18v? It'll make it through no problem lol. My avanti is acting weird - the thermostat is set at 65 but the temp readout stays at 58-59 (verified with two other digital thermometers) and the cooling element seems to stay active. Might have to go with a Johnson control as well... I just shut it off for the meantime while I figure out what's going on.


----------



## Krish the Fish (May 3, 2010)

guitar7272 said:


> 18v? It'll make it through no problem lol. My avanti is acting weird - the thermostat is set at 65 but the temp readout stays at 58-59 (verified with two other digital thermometers) and the cooling element seems to stay active. Might have to go with a Johnson control as well... I just shut it off for the meantime while I figure out what's going on.


Yeah the Johnson Controls thermostat is very easy to use, so long as you get the temp probe into the body of your avanti & seal it properly. I finally got everything up and running, and the thermostat works just as advertised (I got one that didn't need any sort of wiring, just plug in the cooler into the back of the cable on the thermostat, and WHAM! it works. I'm sitting pretty at 70 degrees now, and I don't have to worry about temperature ever again. While I had the hot glue gun out (thanks for the idea Ben!), I figured I could fill the top of the drain hole too. That was easy.

After getting everything done, I poured my 2 lbs of 65% HF beads into 6 tupperware containers, and spread them evenly across the top & bottom, 2 dry/1 wet on the top & 2 wet/1 dry on the bottom, with a shot glass of dH2O to get the RH up to where I want it to be.

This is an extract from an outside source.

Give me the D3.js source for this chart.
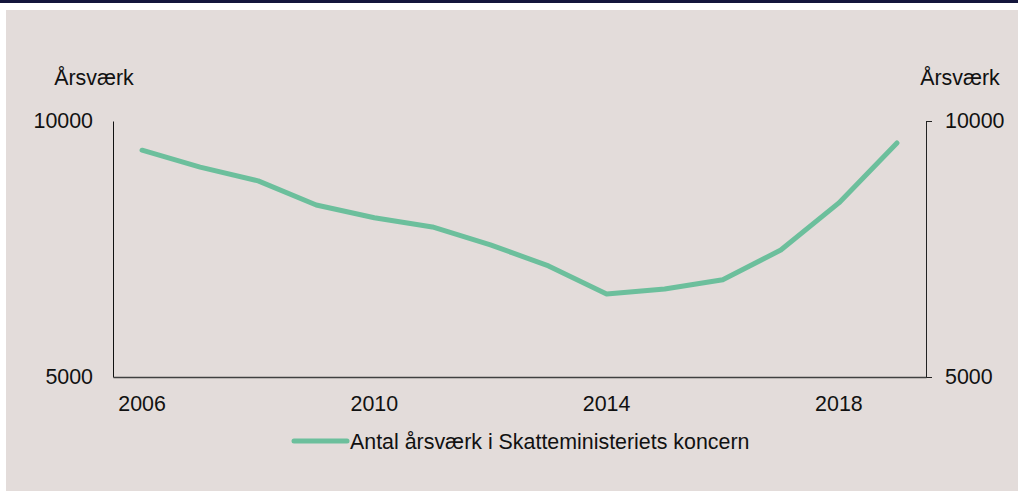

Then I put my box of Outlaw/Tats in there, and my box of the Boris & the Drac. Followed were my Cabaiguans, DL-660 Maduros, and a box of La Aroma de Cuba (my go-to stick for buddies who want something to smoke while I'm smoking). Here's a pic:










And now I just have to wait for my Chasidor shelves, and get my other boxes in there!

That's the update for now. Now, back to Ochem.

Krishna


----------



## thegoldenmackid (Mar 16, 2010)

I ordered my Chasidor shelves in June... he still hasn't started them. Get used to the wire.


----------



## guitar7272 (Sep 24, 2008)

Krish the Fish said:


> That's the update for now. Now, back to Ochem.


Ugh... orgo... I feel for you.


----------



## Krish the Fish (May 3, 2010)

So another update. My RH is constantly under 60%, though the beads at the bottom are very clear and the ones at the top are still white. I don't have a fan in there, but I figure since the internal fan turns on and off every once and a while to get the temp down.

Should I get fans or am I just watching this too closely?


----------



## cubanrob19 (Jun 15, 2010)

I think you should prob get some small fans and put them on the bottom facing up. 
Im in the process of making a wineador myself. From everything ive read, fans are needed. I bet if you put a digital rh at the bottom and another one at the top they would be off by like 10% from each other!

good luck ... keep us updated!

BTW, I just ordererd a shelf from chasidor ... they're supposed to be pre made so it should ship out within the next couple of days. I wanted to make sure it fits good before i ordered the trays.


----------



## e-man (Jan 5, 2009)

Give it a few days to stabilize. The refrigeration pulls moisture out when it runs, and you'v put a lot of warm mass in there recently. The less you open it, the faster it will stabilize.


----------



## MrMayorga (Feb 14, 2008)

Your bead trays look as if they might too full. You only want the beads to be no more than an inch / inch and a quarter tall. The more surface area the better. Instead of using silicon caulk try using plumbers putty. No smell to worry about and more down time to allow for the silicon to cure. I also agree with the fans. I have one on the bottom facing up and another on the top facing down to get circular air movement.


----------



## guitar7272 (Sep 24, 2008)

thegoldenmackid said:


> I ordered my Chasidor shelves in June... he still hasn't started them. Get used to the wire.


What type of shelves/trays did you order, Charlie? I ordered regular spanish cedar mid June and I got a message yesterday that mine were being prepared for shipping.


----------



## thegoldenmackid (Mar 16, 2010)

guitar7272 said:


> What type of shelves/trays did you order, Charlie? I ordered regular spanish cedar mid June and I got a message yesterday that mine were being prepared for shipping.


I ordered original stained. Order status hasn't changed since received payment.


----------



## guitar7272 (Sep 24, 2008)

thegoldenmackid said:


> I ordered original stained. Order status hasn't changed since received payment.


That might be why - the spanish cedar ones are pretty much cookie cutter. He cuts a bunch of the required pieces ahead of time and them assembles them when ordered. For the finished ones, he does them in bulk runs so the lead time is probably longer.


----------